How are you measuring performance? Have you captured a usb ETW log on both 7 and 10 to see what the on the wire schedule looks like?

Have you looked at your application which is consuming the data to see if it is behaving differently? Perhaps the application is not sending reads fast enough on win10.

(posted for Doron by the Community Mods)

I’m setting up 16 transaction/transfers of 128KB.

That’s not valid. A high-speed bulk endpoint must have a maximum packet size of 512, and all of your transfers must be a multiple of that size. I would think, for example, that you’d set up 2 or 3 transfers of 64k bytes.

@Doron_Holan said:
How are you measuring performance? Have you captured a usb ETW log on both 7 and 10 to see what the on the wire schedule looks like?
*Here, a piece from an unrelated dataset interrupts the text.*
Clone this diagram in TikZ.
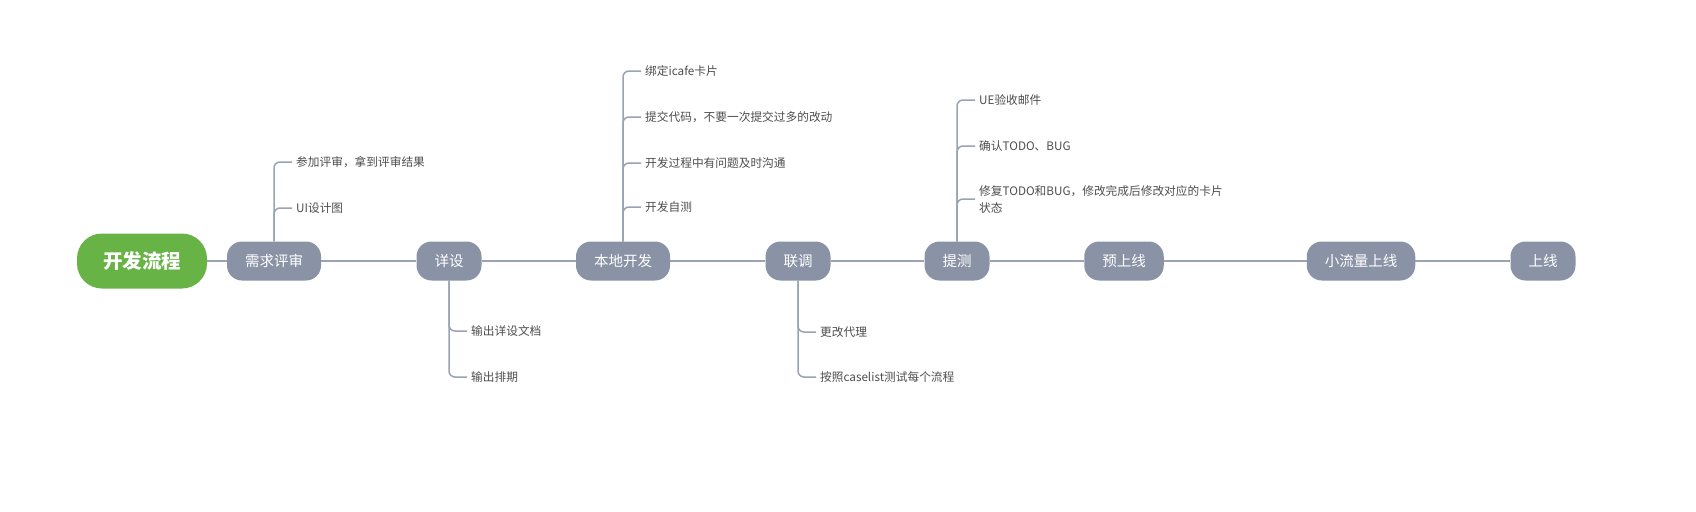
\documentclass[tikz,border=0pt]{standalone}
\usepackage{fontspec}
\setmainfont{Noto Sans CJK SC}
\usepackage{tikz}
\definecolor{stagegray}{HTML}{8A93A5}
\definecolor{rootgreen}{HTML}{67B346}
\definecolor{linegray}{HTML}{9AA3B3}
\definecolor{textgray}{HTML}{4D4D4D}

\begin{document}
\begin{tikzpicture}[x=1pt, y=-1pt,
    root/.style={rounded corners=25pt, fill=rootgreen, text=white, font=\fontsize{19.5}{22}\selectfont\bfseries, minimum height=55pt, inner xsep=26pt},
    stage/.style={rounded corners=15pt, fill=stagegray, text=white, font=\fontsize{14.5}{17}\selectfont, minimum height=39pt, inner xsep=18pt},
    item/.style={anchor=west, text=textgray, font=\fontsize{11.7}{17}\selectfont, inner xsep=4pt, align=left},
    link/.style={draw=linegray, line width=1.8pt},
    branch/.style={draw=linegray, line width=1.5pt, rounded corners=6pt, to path={(\tikztostart) |- (\tikztotarget)}}]
    \useasboundingbox (0,0) rectangle (1696,511);
    \node[root] (0) at (142,261) {开发流程};
    \node[stage] (1) at (274,261) {需求评审};
    \node[stage] (2) at (449,261) {详设};
    \node[stage] (3) at (623,261) {本地开发};
    \node[stage] (4) at (798,261) {联调};
    \node[stage] (5) at (957,261) {提测};
    \node[stage] (6) at (1124,261) {预上线};
    \node[stage] (7) at (1361,261) {小流量上线};
    \node[stage] (8) at (1543,261) {上线};
    % sub items
    \node[item] (1a) at (292,162) {参加评审，拿到评审结果};
    \node[item] (1b) at (292,208) {UI设计图};
    \node[item] (2a) at (467,331) {输出详设文档};
    \node[item] (2b) at (467,377) {输出排期};
    \node[item] (3a) at (641,71) {绑定icafe卡片};
    \node[item] (3b) at (641,117) {提交代码，不要一次提交过多的改动};
    \node[item] (3c) at (641,163) {开发过程中有问题及时沟通};
    \node[item] (3d) at (641,207) {开发自测};
    \node[item] (4a) at (816,332) {更改代理};
    \node[item] (4b) at (816,377) {按照caselist测试每个流程};
    \node[item] (5a) at (975,100) {UE验收邮件};
    \node[item] (5b) at (975,146) {确认TODO、BUG};
    \node[item] (5c) at (975,199) {修复TODO和BUG，修改完成后修改对应的卡片\\状态};
    \path[link]
    (0) edge (1)
    (1) edge (2)
    (2) edge (3)
    (3) edge (4)
    (4) edge (5)
    (5) edge (6)
    (6) edge (7)
    (7) edge (8);
    \path
    (1.north) edge[branch] (1a.west)
              edge[branch] (1b.west)
    (2.south) edge[branch] (2a.west)
              edge[branch] (2b.west)
    (3.north) edge[branch] (3a.west)
              edge[branch] (3b.west)
              edge[branch] (3c.west)
              edge[branch] (3d.west)
    (4.south) edge[branch] (4a.west)
              edge[branch] (4b.west)
    (5.north) edge[branch] (5a.west)
              edge[branch] (5b.west)
              edge[branch] (5c.west);
\end{tikzpicture}
\end{document}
Have you looked at your application which is consuming the data to see if it is behaving differently? Perhaps the application is not sending reads fast enough on win10.

(posted for Doron by the Community Mods)

  • I’m using the application own statistics for both throughput and frame rate. I agree that it cannot measure the actual raw USB throughput and that own statistics are limited by quality & performance of the application, but the application is needed to decode frames and get the effective good frame rate.
  • In any case I’ve been working on challenging the claims about the lower apparent performance on Windows 10. It’s a bit of logistical work especially now that my dual-boot test system got updated to build 1903 (forgot to disable auto-update on this test system). The claims were about the previous 18xx build.
  • I do have access to a Beagle v2 5000 analyzer (which I am not totally familiar with) is it possible to measure throughput? I didn’t see anything about that in the main software.

@Tim_Roberts
Why is 128KB not a valid transfer size? The original code is using 16 transfers of 128KB. I was told that these values (16 and 128KB) were the ones offering the best performances. Didn’t have time to challenge that myself.

(slaps my forehead) You wrote 128KB and I read “128B”. You are correct.